The wide variety of women's voices represented, together with the author's hard-headed analysis of economic data, highlight the dimensions of race and class so often ignored by feminist writers. It is striking, therefore, that she finds so much commonality in the midst of diversity. That commonality, arising chiefly from the experience of motherhood, is central to her thesis. Though far from aligning herself with "difference" feminists who treat men and women as virtually separate species, she does insist that women's concerns are bound up with children to a much greater extent than men's. "Motherhood," she says, "changes women's sense of who they are."
That proposition leads her to be sharply critical of organized feminism's response to our historically unprecedented situation in which most women (five out of six) still become mothers, but the majority of mothers of young children work outside the home and a record proportion are raising children alone. The new working woman, she points out, was not created by feminism, but by an economic revolution. The rise of the global economy has made it difficult for most families to get by without a second wage earner. The "big winners" have been "upscale young women who are pursuing careers in business and the professions-the women for whom the official feminist lobby, despite pretensions, actually speaks."
The problem with the lobby, according to Fox-Genovese, is that it focuses more on what the "feminist elite" believes women should want rather than on what most women actually do want. What is notably lacking in organized feminism, she charges, is support for women who wish to give priority, at least temporarily, to family over work. "Feminists expect children to fit into the nooks and crannies of women's lives the way women have traditionally fitted into the nooks and crannies of men's. But when motherhood is demoted from the center of women's lives to a parenthesis, children are demoted as well." Under current social and economic conditions, she insists: "The real struggle is not between women and men, but between children and work. The real losers in these conflicts are children."

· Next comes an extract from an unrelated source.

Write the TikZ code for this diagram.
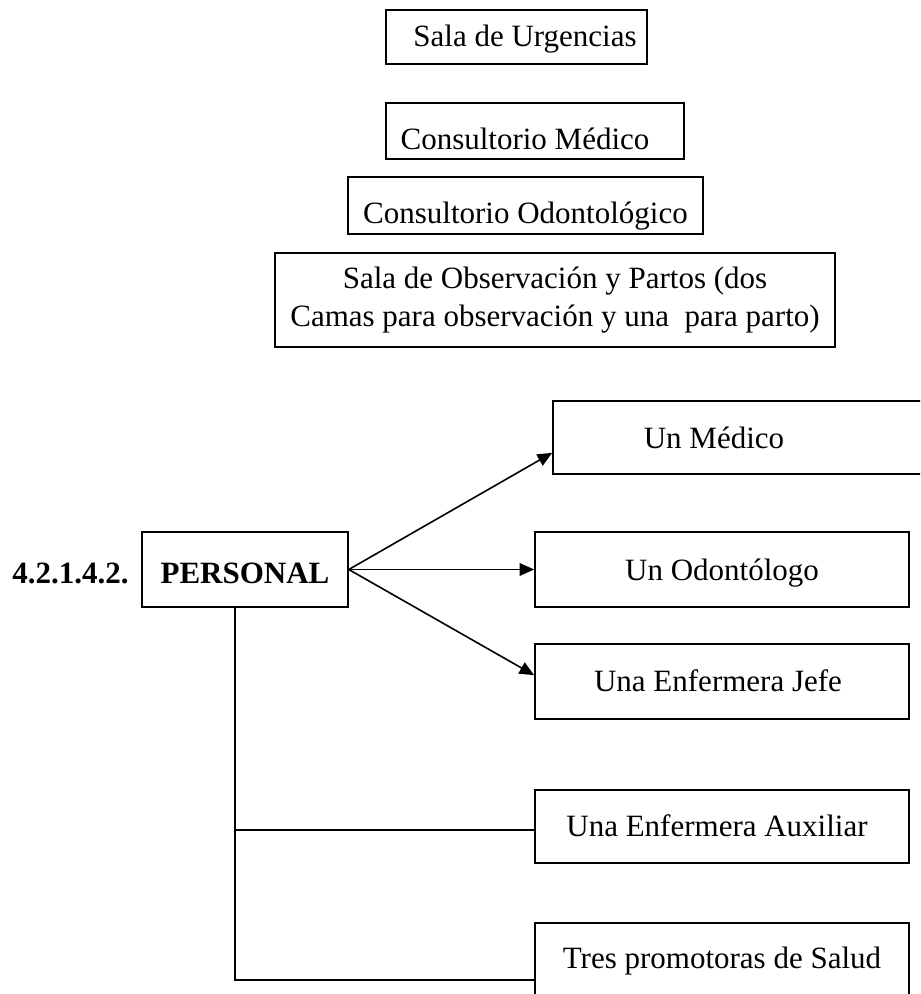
\documentclass[tikz,border=0pt]{standalone}
\usepackage{fontspec}
\setmainfont{Liberation Serif}
\usetikzlibrary{arrows.meta,calc}
\begin{document}
\begin{tikzpicture}[x=0.75pt,y=-0.75pt,
  every node/.style={font=\fontsize{23.25}{28.7}\selectfont},
  box/.style={draw, line width=1.2pt, inner sep=0pt, rectangle, text depth=0pt},
  link/.style={line width=1.2pt},
  arr/.style={line width=1.2pt,-{Triangle[length=11pt,width=9.5pt]}}]
\useasboundingbox (0,0) rectangle (920,994);
\clip (0,0) rectangle (920,994);
% top boxes
\node[box, minimum width=195.75pt, minimum height=40.5pt, text height=14.25pt] (urg) at (516.5,37) {\hspace*{12.75pt}Sala de Urgencias};
\node[box, minimum width=223.5pt, minimum height=42pt, text height=28.5pt] (cmed) at (535,131) {Consultorio Médico\hspace*{15pt}};
\node[box, minimum width=266.25pt, minimum height=42.75pt, text height=26.7pt] (codo) at (525.5,205.5) {Consultorio Odontológico};
\node[draw, line width=1.2pt, inner sep=0pt, minimum width=420pt, minimum height=70.5pt, align=center] (obs) at (555,300) {Sala de Observación y Partos (dos\\Camas para observación y una~~para parto)};
% personal
\node[font=\bfseries\fontsize{23.25}{28}\selectfont, anchor=base west, inner sep=0pt] (num) at (12,583.3) {4.2.1.4.2.};
\node[box, font=\bfseries\fontsize{23.25}{28}\selectfont, minimum width=154.5pt, minimum height=56.25pt, text height=20.7pt] (pers) at (245,569.5) {PERSONAL};
% right boxes
\node[box, overlay, minimum width=279pt, minimum height=54.75pt, text height=15.75pt] (med) at (739,437.5) {Un Médico\hspace*{37.5pt}};
\node[box, minimum width=280.5pt, minimum height=56.25pt, text height=15.75pt] (odo) at (722,569.5) {Un Odontólogo};
\node[box, minimum width=280.5pt, minimum height=56.25pt, text height=15.3pt] (jefe) at (722,681.5) {Una Enfermera Jefe\hspace*{6pt}};
\node[box, minimum width=280.5pt, minimum height=54.75pt, text height=15.3pt] (aux) at (722,826.5) {Una Enfermera Auxiliar\hspace*{7.5pt}};
\node[box, overlay, minimum width=280.5pt, minimum height=56.25pt, text height=11.7pt] (tres) at (722,960.5) {Tres promotoras de Salud};
% connectors
\draw[arr] (pers.east) -- ($(med.south west)+(0,-22)$);
\draw[arr] (pers.east) -- (odo.west);
\draw[arr] (pers.east) -- ($(jefe.north west)+(0,32)$);
\coordinate (vb) at ($(pers.south west)+(94,0)$);
\draw[link] (vb) |- ($(aux.north west)+(0,41)$);
\draw[link] (vb) |- ($(tres.north west)+(0,58)$);
\end{tikzpicture}
\end{document}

In an important sense, children and motherhood are the real subjects of Fox-Genovese's book. And her main complaint is at least as much about our society's unresponsiveness to child-raising families as it is about the indifference of organized feminism to mothers. Accordingly, she endorses a range of European-style tax reforms and workplace policies, including the "mommy track," designed to facilitate the choices of parents who wish to be at home with their young children. Yet she admits none of these measures can be the cure-alls their proponents sometimes claim. The fact is that no one really knows "how to combine opportunity for women, economic stability for families, and the crying needs of children."
And there's the rub. For what is usually missing from the kinds of stories we Americans like to tell is the tragic sense of life. After critiquing feminist and domesticity narratives, the author says, "We want pieces of each story: a successful career and a happy marriage; equal pay for equal work and conditions that allow us to care for our children; freedom from sexual harassment and discrimination and a measure of sexual freedom." Well, yes. But Fox-Genovese is too canny to suggest that we can have it all. There are costs and limits to be reckoned with. Thus, her sober, realistic book will be unpopular, not only with die-hard feminists, but with cockeyed optimists.
The question might be raised whether Fox-Genovese is beating a dead horse. After all, the great majority of American women decline to call themselves feminists, and young women are even more alienated from the label than older ones (only one college woman in five accepts it). Most women have clearly repudiated the peculiar type of feminism that appeared in the 1970s-distinguished by its negative attitude toward family life, its loyalty tests on gay rights and abortion, and its puzzling combination of sexual anger and sexual aggressiveness.
There are a number of factors, however, that preserve that old-line, hard-line feminism as a vital force in the realm of public policy. As Fox-Genovese points out, the high-earning women who do benefit from the careerist emphasis of 1970s feminism are highly effective in keeping its ideology alive. Many men in positions of power appease their lobby in the manner of the lazy judge in Luke's Gospel who decided a case in favor of a persistent petitioner just to keep her from pestering him. "I care little for God or man," he said, "but this widow is wearing me out." Feminist rhetoric has also become a cover story for various special interests. Chief among these is the population control lobby, which has seen abortion evolve from the scourge of nineteenth-century feminists to a full-blown woman's right. Most importantly, perhaps, the women who are most neglected by the feminist movement are the least able to organize into an effective political force. They are too busy running from home to job and back again. Thus, like rays from a dead star, the emanations of seventies feminism live on.
Nevertheless, a new, more responsive feminism does seem to be gaining ground. Unlike its predecessor, the emerging feminism of the nineties attends to the real-life needs and aspirations of a wide range of women. It wrestles with harmonizing family life and employment in world where a balance struck either way is risky. It sees women and men as partners rather than antagonists in the quest for better ways to love and work. The new feminism is inclusive rather than polarizing; open-minded rather than dogmatic. It recognizes that the fates of men, women, and children, privileged and poor alike, are inextricably intertwined. On the basis of her current book, it seems safe to say that Fox-Genovese will be one of the most important architects of that new feminism.